These disruptors create products or services that are simpler, more convenient, and more affordable, attracting a new demographic of customers who previously couldn't afford or didn't have access to the existing market's products, like real-life assistant, driver or SW-developers. As these disruptors secure their foothold in this new market, they gradually refine their offerings, potentially attracting customers from incumbent markets.
A classic instance of new-market disruption is the advent of personal computers. Initially targeting home users — a segment ignored by mainframe computer manufacturers — personal computers, with their performance enhancement over time, began to serve business users, disrupting the mainframe computer market.
It's only reasonable to ask: how would an IVA be any different? As they evolve in sophistication, they may well unsettle established industries, akin to how personal computers disrupted the past era.
It's key to understand that disruptive technology or products often start by underperforming compared to the existing dominant technology, especially in metrics meaningful to the most demanding customers. This underperformance tends to occur in a market segment currently underserved or not profitable for incumbents.
Yet, this under-performance is often confined to traditional performance metrics. Disruptive technologies often bring novel performance attributes that, while not valued by existing customers, resonate with a different, typically underserved, customer segment.
As the disruptive technology improves on traditional metrics to meet the needs of a wider customer base, not just early adopters, it can displace the existing technology and disrupt incumbents. This 'performance trajectory' is a common theme in disruptive innovation and is crucial for businesses to identify potential threats and opportunities.
Furthermore, successful disruptors often adopt an interdependent and vertically integrated architecture, especially in the early stages of disruption. This allows them to maintain control over critical product components, facilitate coordinated innovation, achieve cost efficiency, and ensure a superior customer experience.

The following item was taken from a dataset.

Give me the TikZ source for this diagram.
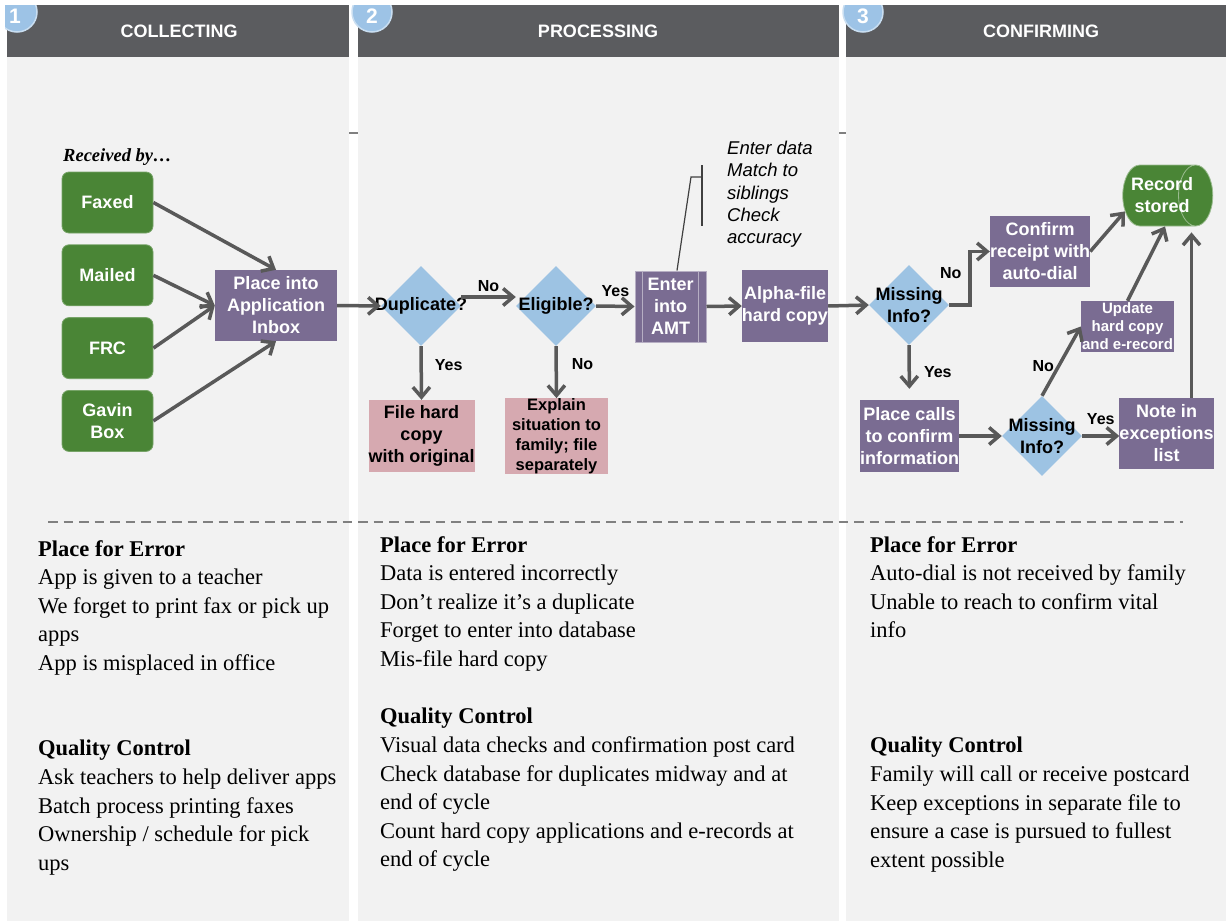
\documentclass[tikz,border=0pt]{standalone}
\usepackage{fontspec}
\setmainfont{Liberation Serif}
\setsansfont{Liberation Sans}
\usetikzlibrary{arrows.meta,shapes.geometric,positioning}

\definecolor{colgray}{HTML}{F2F2F2}
\definecolor{headgray}{HTML}{5B5C5F}
\definecolor{numblue}{HTML}{9DC3E6}
\definecolor{boxgreen}{HTML}{4A8536}
\definecolor{boxpurple}{HTML}{7A6C92}
\definecolor{boxpink}{HTML}{D6A9B0}
\definecolor{decblue}{HTML}{9DC3E3}
\definecolor{arrowgray}{HTML}{595959}

\newcommand{\fs}[2]{\fontsize{#1}{#2}\selectfont}

\begin{document}
\begin{tikzpicture}[x=1pt,y=-1pt,>={Straight Barb[length=10pt,width=17pt]},
  flow/.style={->,line width=3.5pt,draw=arrowgray},
  lbl/.style={font=\sffamily\bfseries\fs{16}{19},inner sep=1pt},
  green node/.style={rectangle,rounded corners=7pt,fill=boxgreen,draw=boxgreen!75!white,line width=0.8pt,
    minimum width=91pt,minimum height=61pt,inner sep=0pt,align=center,text=white,font=\sffamily\bfseries\fs{18}{22}},
  purple node/.style={rectangle,fill=boxpurple,inner sep=0pt,align=center,text=white,font=\sffamily\bfseries\fs{18}{22}},
  pink node/.style={rectangle,fill=boxpink,inner sep=0pt,align=center,font=\sffamily\bfseries\fs{18}{22}},
  dec node/.style={diamond,fill=decblue,minimum width=80pt,minimum height=80pt,inner sep=0pt},
  dec text/.style={align=center,inner sep=0pt,font=\sffamily\bfseries\fs{18}{21.7}},
  head text/.style={text=white,font=\sffamily\bfseries\fs{18}{22}},
  num circle/.style={circle,fill=numblue,draw=numblue!55!white,line width=1.5pt,minimum size=40pt,inner sep=0pt},
  num text/.style={text=white,inner sep=0pt,font=\sffamily\bfseries\fs{21}{24}},
  notes/.style={anchor=north west,align=left,inner sep=0pt,font=\fs{22.5}{28.6}},
  callout/.style={draw=black!75,line width=1.2pt}]

  \useasboundingbox (0,0) rectangle (1226,921);

  % columns and headers
  \fill[colgray] (7,5) rectangle (349,921);
  \fill[colgray] (358,5) rectangle (839,921);
  \fill[colgray] (846,5) rectangle (1226,921);
  \fill[headgray] (7,5) rectangle (349,57);
  \fill[headgray] (358,5) rectangle (839,57);
  \fill[headgray] (846,5) rectangle (1226,57);
  \draw[black!50,line width=2pt] (349,133) -- (358,133) (839,133) -- (846,133);

  \begin{scope}
    \clip (5,5) rectangle (1226,921);
    \node[num circle,label={[num text,yshift=-4pt,xshift=-2pt]center:1}] (c1) at (17,12) {};
    \node[num circle,label={[num text,yshift=-4pt]center:2}] (c2) at (372,12) {};
    \node[num circle,label={[num text,yshift=-4pt]center:3}] (c3) at (863,12) {};
  \end{scope}

  \node[head text] (h1) at (179,31) {COLLECTING};
  \node[head text] (h2) at (598,31) {PROCESSING};
  \node[head text] (h3) at (1041,31) {CONFIRMING};

  % collecting
  \node[anchor=west,inner sep=0pt,font=\bfseries\itshape\fs{18.5}{22}] (recv) at (63,157) {Received by\ldots};
  \node[green node] (faxed) at (107.5,202.5) {Faxed};
  \node[green node] (mailed) [below=11pt of faxed] {Mailed};
  \node[green node] (frc) [below=11pt of mailed] {FRC};
  \node[green node] (gavin) [below=11pt of frc] {Gavin\\Box};
  \node[purple node,minimum width=122pt,minimum height=71pt] (inbox) at (276,305.5) {Place into\\Application\\Inbox};

  % processing
  \node[dec node,label={[dec text]center:Duplicate?}] (dup) at (421,306) {};
  \node[dec node,label={[dec text]center:Eligible?}] (elig) at (556,306) {};
  \node[purple node,minimum width=71pt,minimum height=71pt,draw=boxpurple!55!white,line width=1pt] (amt) at (670.5,306.5) {Enter\\into\\AMT};
  \draw[draw=boxpurple!55!white,line width=1pt] ([xshift=8pt]amt.north west) -- ([xshift=8pt]amt.south west)
    ([xshift=-8pt]amt.north east) -- ([xshift=-8pt]amt.south east);
  \node[purple node,minimum width=82pt,minimum height=72pt] (alpha) at (785,306) {Alpha-file\\hard copy};
  \node[pink node,minimum width=103pt,minimum height=72pt] (filecopy) at (421.5,436) {File hard\\copy\\with original};
  \node[pink node,minimum width=103pt,minimum height=72pt,font=\sffamily\bfseries\fs{16.5}{20}] (explain) at (556.5,436) {Explain\\situation to\\family; file\\separately};
  \node[anchor=north west,align=left,inner sep=0pt,font=\sffamily\itshape\fs{18.5}{22.2}] (amtnote) at (727,141)
    {Enter data\\Match to\\siblings\\Check\\accuracy};
  \coordinate (brace) at (702,177);

  % confirming
  \node[dec node,label={[dec text]center:{Missing\\Info?}}] (miss1) at (909,305) {};
  \node[purple node,minimum width=98pt,minimum height=71pt] (confirm) at (1040,251.5) {Confirm\\receipt with\\auto-dial};
  \node[cylinder,shape border rotate=0,shape aspect=0.9,fill=boxgreen,draw=boxgreen!55!white,line width=0.8pt,
    minimum width=61pt,minimum height=90pt,inner sep=0pt,
    label={[align=center,inner sep=0pt,text=white,font=\sffamily\bfseries\fs{18}{22},xshift=3pt]center:{Record\\stored}}] (record) at (1159,195.5) {\rule{0pt}{38pt}};
  \node[purple node,minimum width=93pt,minimum height=51pt,font=\sffamily\bfseries\fs{15}{18}] (update) at (1127.5,326.5) {Update\\hard copy\\and e-record};
  \node[purple node,minimum width=99pt,minimum height=72pt] (calls) at (909.5,436) {Place calls\\to confirm\\information};
  \node[dec node,label={[dec text]center:{Missing\\Info?}}] (miss2) at (1042,436) {};
  \node[purple node,minimum width=89pt,minimum height=71pt] (excep) at (1166.5,433.5) {Note in\\exceptions\\list};

  % flow
  \draw[flow] (faxed.east) -- (inbox.north);
  \draw[flow] (mailed.east) -- (inbox.west);
  \draw[flow] (frc.east) -- (inbox.west);
  \draw[flow] (gavin.east) -- (inbox.south);
  \draw[flow] (inbox.east) -- (dup.west);
  \draw[flow] ([yshift=9pt]dup.east) -- node[lbl,above=3pt] {No} ([yshift=9pt]elig.west);
  \draw[flow] (dup.south) -- node[lbl,pos=0.35,right=11pt] {Yes} (filecopy.north);
  \draw[flow] (elig.east) -- node[lbl,above=7pt] {Yes} (amt.west);
  \draw[flow] (elig.south) -- node[lbl,pos=0.35,right=13pt] {No} (explain.north);
  \draw[flow] (amt.east) -- (alpha.west);
  \draw[flow] (alpha.east) -- (miss1.west);
  \draw[flow] (miss1.east) -- ++(21,0) |- node[lbl,pos=0.3,left=6pt] {No} (confirm.west);
  \draw[flow,shorten >=11pt] (miss1.south) -- node[lbl,right=12pt] {Yes} (calls.north);
  \draw[flow] (confirm.east) -- (record.205);
  \draw[flow] (update.north) -- ([xshift=6pt]record.south);
  \draw[flow] (miss2.north) -- node[lbl,pos=0.43,left=2pt] {No} (update.west);
  \draw[flow] (calls.east) -- (miss2.west);
  \draw[flow] (miss2.east) -- node[lbl,above=9pt] {Yes} (miss2.east -| excep.west);
  \draw[flow,shorten >=6pt] ([xshift=25pt]excep.north) -- ([xshift=25pt]excep.north |- record.south);
  \draw[callout] ([xshift=6.5pt]amt.north) -- (691,177) -- (brace);
  \draw[callout] ([yshift=12pt]brace) -- ([yshift=-49pt]brace);

  \draw[black!50,line width=1.5pt,dash pattern=on 9.5pt off 6pt] (48,522) -- (1183,522);

  % places for error and quality control
  \node[notes] (err1) at (38,540) {\textbf{Place for Error}\\App is given to a teacher\\We forget to print fax or pick up\\apps\\App is misplaced in office};
  \node[notes] (qc1) at (38,740) {\textbf{Quality Control}\\Ask teachers to help deliver apps\\Batch process printing faxes\\Ownership / schedule for pick\\ups};
  \node[notes] (err2) at (380,536) {\textbf{Place for Error}\\Data is entered incorrectly\\Don’t realize it’s a duplicate\\Forget to enter into database\\Mis-file hard copy};
  \node[notes] (qc2) at (380,708) {\textbf{Quality Control}\\Visual data checks and confirmation post card\\Check database for duplicates midway and at\\end of cycle\\Count hard copy applications and e-records at\\end of cycle};
  \node[notes] (err3) at (870,536) {\textbf{Place for Error}\\Auto-dial is not received by family\\Unable to reach to confirm vital\\info};
  \node[notes] (qc3) at (870,737) {\textbf{Quality Control}\\Family will call or receive postcard\\Keep exceptions in separate file to\\ensure a case is pursued to fullest\\extent possible};
\end{tikzpicture}
\end{document}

Understanding these dynamics of disruption is critical to understanding the new technology stack, which Andrej Karpathy describes beautifully in his Software 2.0 post.
“To make the analogy explicit, in Software 1.0, human-engineered source code (e.g., some .cpp files) is compiled into a binary that does useful work. In Software 2.0 most often the source code comprises 1) the dataset that defines the desirable behavior and 2) the neural net architecture that gives the rough skeleton of the code, but with many details (the weights) to be filled in.
领英推荐
This is fundamentally altering the programming paradigm by which we iterate on our software, as the teams split in two: the 2.0 programmers (data labelers) edit and grow the datasets, while a few 1.0 programmers maintain and iterate on the surrounding training code infrastructure, analytics, visualizations, and labeling interfaces.”
To understand how it would work in practice, I need to understand the new target operating model for end-to-end operations: from Pre-production to Production to Post-production. Once I understand the new technology stack for Software 2.0, then I can start seeing how the resources (which refer to tangible and intangible assets that a company can utilize to deliver value and drive innovation) can be used and how an interdependent and vertically integrated architecture can improve performance.
Christensen's definition of performance is not restricted to the traditional, narrow view of technological performance or the functionality of a product. Instead, it is a broader, more comprehensive view that includes a variety of factors such as functionality, reliability, convenience, price, and even social and emotional factors.
Optimizing for performance
The performance gap, in this context, refers to the discrepancy between current computational capabilities and the growing demand for faster, more efficient, and more affordable solutions. Today, we have powerful models capable of remarkable tasks, however, these models often require significant computational power, high throughput, low latency, and substantial financial resources for training and inference. The gap between these requirements and the available resources presents a considerable performance gap.
In examining each layer of the stack, or the end-to-end process from Pre-production to Production to Post-production it becomes evident that applying an interdependent and vertically integrated architecture will enhance performance.
As Andrej Karpathy mentions in 'Software 2.0', a typical neural network primarily consists of two operations: matrix multiplication and thresholding at zero (ReLU). This is relatively simple compared to the more heterogeneous and complex instruction set of traditional software. As a result, it's easier to guarantee correctness and performance since you only need to provide a Software 1.0 implementation for a small number of core computational primitives, such as matrix multiplication. Therefore, because a neural network's instruction set is comparatively small, it's significantly simpler to implement these networks much closer to silicon.
The 'Full Stack Optimization of Transformer Inference: A Survey' corroborates this viewpoint. CPUs and GPUs, while commonly used in general-performance computing platforms and capable of supporting a wide array of workloads and operations, trade efficiency for flexibility. Deep learning models, composed of a small number of distinct operations that are repeated millions or billions of times, often do not require this high level of flexibility. Furthermore, while modern CPUs and GPUs can perform several operations concurrently, they do not leverage the extensive data reuse opportunities present in deep learning models.
The need for fast, efficient computation, the use of a few distinct operations, and the opportunities for data reuse have all led to the use of hardware accelerators for deep learning. Accompanying the development of hardware accelerators, software frameworks and compilers for deploying various deep learning algorithms have also advanced and matured. These tools not only enable the execution of deep learning algorithms on accelerators but also carry out mapping optimizations to boost the performance and efficiency of the entire deep learning pipeline.
The survey reviews different methods for efficient Transformer inference and concludes that a full-stack co-design approach using the aforementioned methods can result in up to 88.7x speedup with minimal performance degradation for Transformer inference."
By examining each stage in the end-to-end process — from Pre-production to Production, to Post-production of Intelligent Virtual Assistants — numerous opportunities for performance optimization emerge. I plan to follow up this post with insights on areas with potential for performance enhancement, such as vector databases, model architectures, active learning, chiplets, and more :)